◆ AIM
Below is a listing. Return the lines from the one that contains "Rebuild this chart" to the one that contains "import pandas as pd", both ends included, verbatim and with no pictures.

◆ EXCERPTED RECORDS
-- START --

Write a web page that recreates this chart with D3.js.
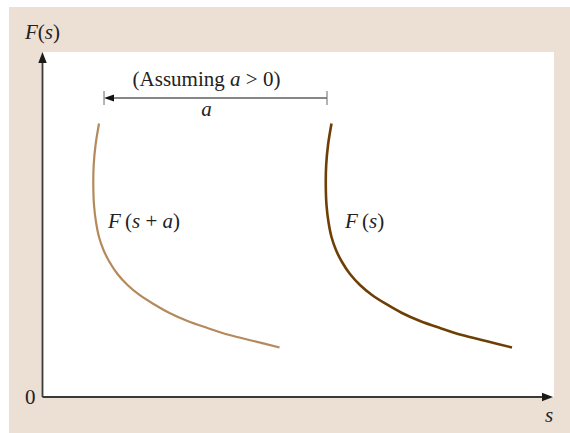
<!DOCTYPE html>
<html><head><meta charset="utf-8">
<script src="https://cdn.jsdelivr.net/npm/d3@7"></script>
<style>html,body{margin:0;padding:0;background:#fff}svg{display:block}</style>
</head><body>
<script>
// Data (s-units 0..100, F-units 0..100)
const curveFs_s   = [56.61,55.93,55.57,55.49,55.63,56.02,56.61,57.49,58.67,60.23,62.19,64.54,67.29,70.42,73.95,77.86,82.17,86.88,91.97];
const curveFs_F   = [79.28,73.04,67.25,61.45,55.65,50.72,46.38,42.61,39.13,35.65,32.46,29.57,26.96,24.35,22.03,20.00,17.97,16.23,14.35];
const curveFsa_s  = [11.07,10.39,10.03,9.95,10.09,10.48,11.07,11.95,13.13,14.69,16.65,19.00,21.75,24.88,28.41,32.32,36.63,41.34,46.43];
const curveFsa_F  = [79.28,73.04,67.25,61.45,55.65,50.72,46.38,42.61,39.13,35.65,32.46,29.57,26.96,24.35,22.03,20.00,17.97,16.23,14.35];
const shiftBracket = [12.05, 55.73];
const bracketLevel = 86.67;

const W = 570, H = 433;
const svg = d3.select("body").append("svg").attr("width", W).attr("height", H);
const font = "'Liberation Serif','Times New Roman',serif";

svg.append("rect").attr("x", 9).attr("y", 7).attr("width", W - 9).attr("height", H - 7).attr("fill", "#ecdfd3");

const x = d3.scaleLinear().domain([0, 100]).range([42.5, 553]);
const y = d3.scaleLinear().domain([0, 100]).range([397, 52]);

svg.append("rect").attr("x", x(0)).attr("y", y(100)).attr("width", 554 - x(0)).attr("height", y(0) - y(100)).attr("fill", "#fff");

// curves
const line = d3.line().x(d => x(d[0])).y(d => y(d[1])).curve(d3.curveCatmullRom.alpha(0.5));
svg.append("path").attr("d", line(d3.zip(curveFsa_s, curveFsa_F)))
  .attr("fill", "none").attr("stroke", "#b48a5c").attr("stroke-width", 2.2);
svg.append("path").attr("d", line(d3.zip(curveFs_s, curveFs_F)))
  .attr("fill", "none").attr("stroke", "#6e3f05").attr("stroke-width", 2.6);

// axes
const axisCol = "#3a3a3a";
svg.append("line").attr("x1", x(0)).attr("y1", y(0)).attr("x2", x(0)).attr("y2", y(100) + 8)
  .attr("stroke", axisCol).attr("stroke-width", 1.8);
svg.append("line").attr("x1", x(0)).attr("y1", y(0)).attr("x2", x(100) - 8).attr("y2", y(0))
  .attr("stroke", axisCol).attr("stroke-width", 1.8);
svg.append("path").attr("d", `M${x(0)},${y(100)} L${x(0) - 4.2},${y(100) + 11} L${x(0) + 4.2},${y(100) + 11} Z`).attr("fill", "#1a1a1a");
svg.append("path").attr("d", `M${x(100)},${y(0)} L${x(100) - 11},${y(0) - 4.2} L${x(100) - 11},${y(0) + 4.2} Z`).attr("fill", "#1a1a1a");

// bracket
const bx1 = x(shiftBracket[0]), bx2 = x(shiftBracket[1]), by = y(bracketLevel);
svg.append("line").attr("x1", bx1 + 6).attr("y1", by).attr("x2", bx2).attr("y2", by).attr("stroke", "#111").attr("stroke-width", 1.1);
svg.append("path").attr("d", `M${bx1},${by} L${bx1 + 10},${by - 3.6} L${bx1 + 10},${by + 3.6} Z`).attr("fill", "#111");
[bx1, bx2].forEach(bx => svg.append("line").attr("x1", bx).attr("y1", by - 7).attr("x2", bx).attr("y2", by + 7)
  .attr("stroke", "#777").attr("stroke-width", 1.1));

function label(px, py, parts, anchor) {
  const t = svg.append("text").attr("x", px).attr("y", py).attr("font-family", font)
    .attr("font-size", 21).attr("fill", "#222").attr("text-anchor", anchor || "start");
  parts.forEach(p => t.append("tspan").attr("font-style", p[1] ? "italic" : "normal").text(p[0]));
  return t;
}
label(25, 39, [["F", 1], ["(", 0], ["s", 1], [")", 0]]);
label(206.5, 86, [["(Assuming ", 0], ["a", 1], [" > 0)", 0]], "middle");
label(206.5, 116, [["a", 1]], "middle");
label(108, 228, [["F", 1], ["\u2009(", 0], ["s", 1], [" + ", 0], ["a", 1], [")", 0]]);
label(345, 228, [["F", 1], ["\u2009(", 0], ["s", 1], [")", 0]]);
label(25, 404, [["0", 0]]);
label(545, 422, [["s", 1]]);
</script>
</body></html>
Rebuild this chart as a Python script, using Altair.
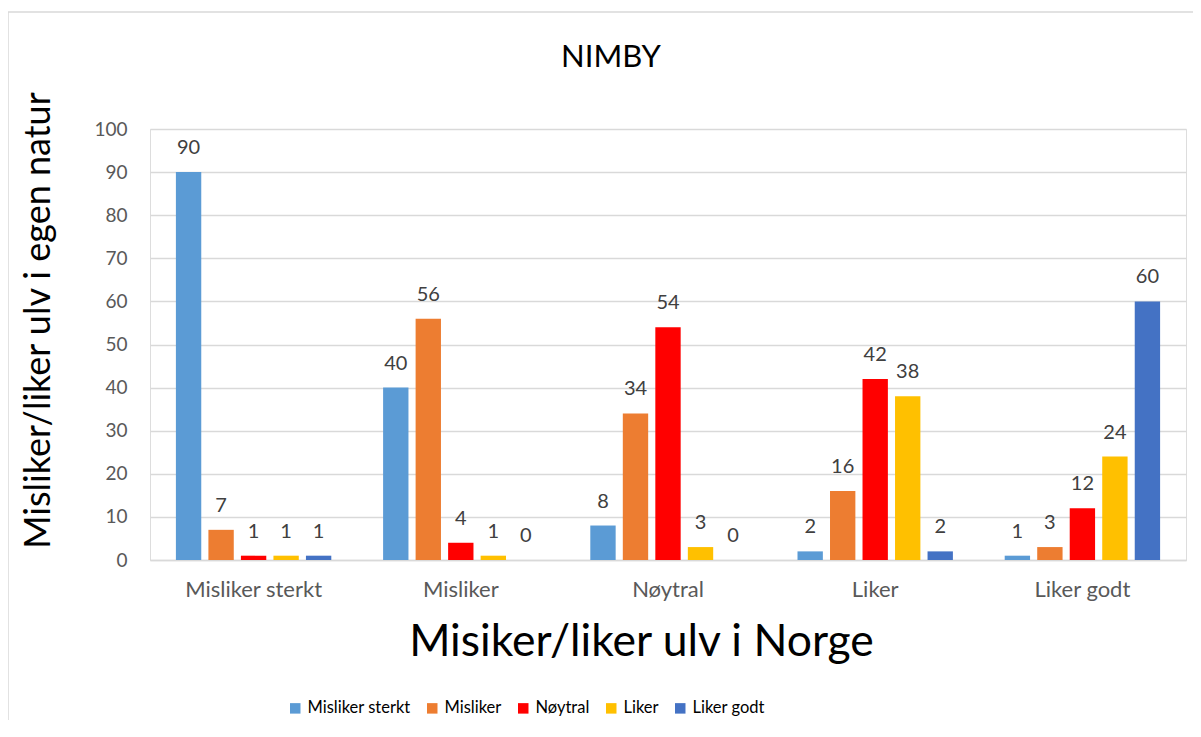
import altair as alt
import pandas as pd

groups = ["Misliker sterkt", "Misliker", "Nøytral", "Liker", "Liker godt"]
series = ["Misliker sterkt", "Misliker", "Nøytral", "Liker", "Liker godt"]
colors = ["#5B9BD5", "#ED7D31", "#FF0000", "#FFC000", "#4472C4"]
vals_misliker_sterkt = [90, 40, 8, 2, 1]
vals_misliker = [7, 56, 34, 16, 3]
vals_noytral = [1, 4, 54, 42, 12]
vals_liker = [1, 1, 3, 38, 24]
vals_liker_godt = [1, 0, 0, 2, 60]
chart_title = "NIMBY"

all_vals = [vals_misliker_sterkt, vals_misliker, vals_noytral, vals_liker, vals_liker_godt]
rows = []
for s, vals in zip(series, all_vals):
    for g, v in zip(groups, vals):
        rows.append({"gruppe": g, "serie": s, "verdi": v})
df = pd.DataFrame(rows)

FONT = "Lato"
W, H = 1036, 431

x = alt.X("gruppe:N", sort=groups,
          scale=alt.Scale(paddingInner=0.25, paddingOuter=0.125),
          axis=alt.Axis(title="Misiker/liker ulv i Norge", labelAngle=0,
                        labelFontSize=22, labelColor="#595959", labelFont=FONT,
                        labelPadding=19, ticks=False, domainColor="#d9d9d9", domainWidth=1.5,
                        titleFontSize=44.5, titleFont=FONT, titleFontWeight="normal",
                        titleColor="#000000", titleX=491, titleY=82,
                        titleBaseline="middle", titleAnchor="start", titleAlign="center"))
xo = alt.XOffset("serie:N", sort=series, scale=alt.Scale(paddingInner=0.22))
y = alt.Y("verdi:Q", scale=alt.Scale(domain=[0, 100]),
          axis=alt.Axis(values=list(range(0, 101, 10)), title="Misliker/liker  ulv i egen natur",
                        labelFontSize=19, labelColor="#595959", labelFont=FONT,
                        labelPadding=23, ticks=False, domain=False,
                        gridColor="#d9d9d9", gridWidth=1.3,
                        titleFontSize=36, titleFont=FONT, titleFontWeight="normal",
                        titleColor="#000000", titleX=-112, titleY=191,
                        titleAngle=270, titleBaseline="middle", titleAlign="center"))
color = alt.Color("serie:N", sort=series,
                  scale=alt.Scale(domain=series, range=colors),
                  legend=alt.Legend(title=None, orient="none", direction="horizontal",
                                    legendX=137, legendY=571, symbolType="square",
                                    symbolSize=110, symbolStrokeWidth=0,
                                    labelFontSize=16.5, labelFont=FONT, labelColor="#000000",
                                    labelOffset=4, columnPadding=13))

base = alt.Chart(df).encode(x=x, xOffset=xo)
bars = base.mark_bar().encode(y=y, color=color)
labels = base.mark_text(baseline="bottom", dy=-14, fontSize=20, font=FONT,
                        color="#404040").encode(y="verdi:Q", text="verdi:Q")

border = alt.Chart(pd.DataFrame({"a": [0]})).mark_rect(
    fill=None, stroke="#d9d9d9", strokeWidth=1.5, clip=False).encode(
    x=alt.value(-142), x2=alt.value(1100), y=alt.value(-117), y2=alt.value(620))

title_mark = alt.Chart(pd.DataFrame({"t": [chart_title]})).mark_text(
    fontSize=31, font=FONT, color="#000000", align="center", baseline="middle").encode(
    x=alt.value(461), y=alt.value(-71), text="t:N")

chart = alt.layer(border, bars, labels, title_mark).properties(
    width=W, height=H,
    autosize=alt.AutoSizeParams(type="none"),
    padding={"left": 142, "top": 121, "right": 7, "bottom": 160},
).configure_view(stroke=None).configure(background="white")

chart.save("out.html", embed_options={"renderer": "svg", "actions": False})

-- END --

◆ PROBLEM SOLUTION
Rebuild this chart as a Python script, using Altair.
import altair as alt
import pandas as pd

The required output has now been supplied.